И действительно, в апреле 1945 г. мне казалось, что я, сотрудничая с госсекретарями, мог сделать в своей области больше, чем Гитлер, Геббельс и Борман вместе взятые. Среди военных у меня сложились хорошие отношения с новым начальником Генерального штаба Кребсом, потому что он был из штаба Моделя; но и Йодль, Буле и Праун, под началом которого находились войска связи, проявляли все большее понимание сложившегося положения.
Я сознавал, что если бы Гитлеру стали известны мои действия, на этот раз он уж обязательно сделал бы выводы. Я должен был исходить из того, что на этот раз он принял бы меры. В эти месяцы нечестной игры я следовал простому принципу: я держался как можно ближе к Гитлеру. Любое отдаление давало повод для подозрений, в то же время наоборот, только находясь в непосредственной близости, можно было вовремя понять, что находишься под подозрением и устранить его. Я не собирался совершать самоубийственные поступки, в ста километрах от Берлина находился простой охотничий домик, который в случае опасности послужил бы мне временным прибежищем, кроме того, Роланд был готов укрыть меня в одной из многочисленных охотничьих хижин князей Фюрстенбергов.
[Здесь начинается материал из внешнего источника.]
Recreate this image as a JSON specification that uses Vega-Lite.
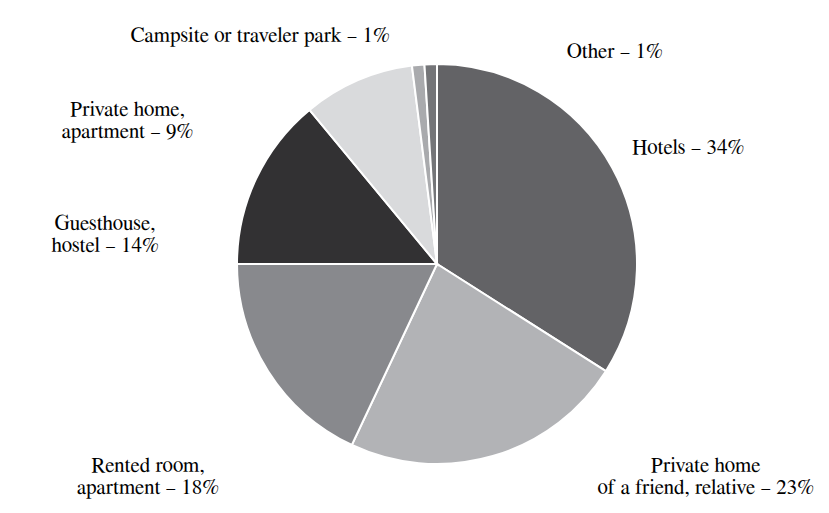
{
  "$schema": "https://vega.github.io/schema/vega-lite/v6.json",
  "width": 784,
  "height": 498,
  "autosize": {"type": "none"},
  "padding": {"left": 45, "top": 15, "right": 0, "bottom": 0},
  "background": "white",
  "config": {"view": {"stroke": null}, "font": "FreeSerif"},
  "data": {
    "values": [
      {"place": "Hotels", "label": "Hotels – 34%", "share": 34},
      {"place": "Private home of a friend, relative", "label": "Private home\nof a friend, relative – 23%", "share": 23},
      {"place": "Rented room, apartment", "label": "Rented room,\napartment – 18%", "share": 18},
      {"place": "Guesthouse, hostel", "label": "Guesthouse,\nhostel – 14%", "share": 14},
      {"place": "Private home, apartment", "label": "Private home,\napartment – 9%", "share": 9},
      {"place": "Campsite or traveler park", "label": "Campsite or traveler park – 1%", "share": 1},
      {"place": "Other", "label": "Other – 1%", "share": 1}
    ]
  },
  "transform": [
    {"stack": "share", "groupby": [], "sort": [{"field": "share", "order": "descending"}, {"field": "place", "order": "ascending"}], "as": ["s0", "s1"]},
    {"calculate": "(datum.s0 + datum.s1) / 2", "as": "mid"}
  ],
  "layer": [
    {
      "mark": {"type": "arc", "outerRadius": 200, "stroke": "white", "strokeWidth": 2},
      "encoding": {
        "theta": {"field": "s0", "type": "quantitative", "stack": null, "scale": {"domain": [0, 100]}},
        "theta2": {"field": "s1"},
        "color": {
          "field": "place", "type": "nominal", "legend": null,
          "scale": {
            "domain": ["Hotels", "Private home of a friend, relative", "Rented room, apartment", "Guesthouse, hostel", "Private home, apartment", "Campsite or traveler park", "Other"],
            "range": ["#636366", "#b2b3b6", "#88898d", "#323133", "#d9dadc", "#a9aaad", "#747578"]
          }
        }
      }
    },
    {
      "transform": [{"filter": "datum.place === 'Hotels'"}],
      "mark": {"type": "text", "radius": 200, "dx": 76, "dy": -20, "font": "FreeSerif", "fontSize": 21, "lineBreak": "\n", "lineHeight": 22, "color": "black"},
      "encoding": {"theta": {"field": "mid", "type": "quantitative", "stack": null}, "text": {"field": "label"}}
    },
    {
      "transform": [{"filter": "datum.place === 'Private home of a friend, relative'"}],
      "mark": {"type": "text", "radius": 200, "dx": 213, "dy": 10, "font": "FreeSerif", "fontSize": 21, "lineBreak": "\n", "lineHeight": 22, "color": "black"},
      "encoding": {"theta": {"field": "mid", "type": "quantitative", "stack": null}, "text": {"field": "label"}}
    },
    {
      "transform": [{"filter": "datum.place === 'Rented room, apartment'"}],
      "mark": {"type": "text", "radius": 200, "dx": -120, "dy": 95, "font": "FreeSerif", "fontSize": 21, "lineBreak": "\n", "lineHeight": 22, "color": "black"},
      "encoding": {"theta": {"field": "mid", "type": "quantitative", "stack": null}, "text": {"field": "label"}}
    },
    {
      "transform": [{"filter": "datum.place === 'Guesthouse, hostel'"}],
      "mark": {"type": "text", "radius": 200, "dx": -151, "dy": 45, "font": "FreeSerif", "fontSize": 21, "lineBreak": "\n", "lineHeight": 22, "color": "black"},
      "encoding": {"theta": {"field": "mid", "type": "quantitative", "stack": null}, "text": {"field": "label"}}
    },
    {
      "transform": [{"filter": "datum.place === 'Private home, apartment'"}],
      "mark": {"type": "text", "radius": 200, "dx": -230, "dy": 30, "font": "FreeSerif", "fontSize": 21, "lineBreak": "\n", "lineHeight": 22, "color": "black"},
      "encoding": {"theta": {"field": "mid", "type": "quantitative", "stack": null}, "text": {"field": "label"}}
    },
    {
      "transform": [{"filter": "datum.place === 'Campsite or traveler park'"}],
      "mark": {"type": "text", "radius": 200, "dx": -158, "dy": -29, "font": "FreeSerif", "fontSize": 21, "lineBreak": "\n", "lineHeight": 22, "color": "black"},
      "encoding": {"theta": {"field": "mid", "type": "quantitative", "stack": null}, "text": {"field": "label"}}
    },
    {
      "transform": [{"filter": "datum.place === 'Other'"}],
      "mark": {"type": "text", "radius": 200, "dx": 184, "dy": -12, "font": "FreeSerif", "fontSize": 21, "lineBreak": "\n", "lineHeight": 22, "color": "black"},
      "encoding": {"theta": {"field": "mid", "type": "quantitative", "stack": null}, "text": {"field": "label"}}
    }
  ]
}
На оперативных совещаниях в начале апреля Гитлер все еще вел речь об оперативных контрударах, об ударах в открытый фланг западного противника, взявшего Кассель и совершавшего большие дневные переходы по направлению к Айзенаху. Гитлер продолжал посылать свои дивизии то к одному населенному пункту, то к другому; это была кошмарная и чудовищная игра в войну, потому что когда я, например, в день своего возвращения из поездки на фронт увидел на карте маневры наших войск, я мог только констатировать, что в тех местах, где я только что побывал, их не было видно, а если я кого-то и видел, то лишь солдат без тяжелого оружия, вооруженных одними автоматами.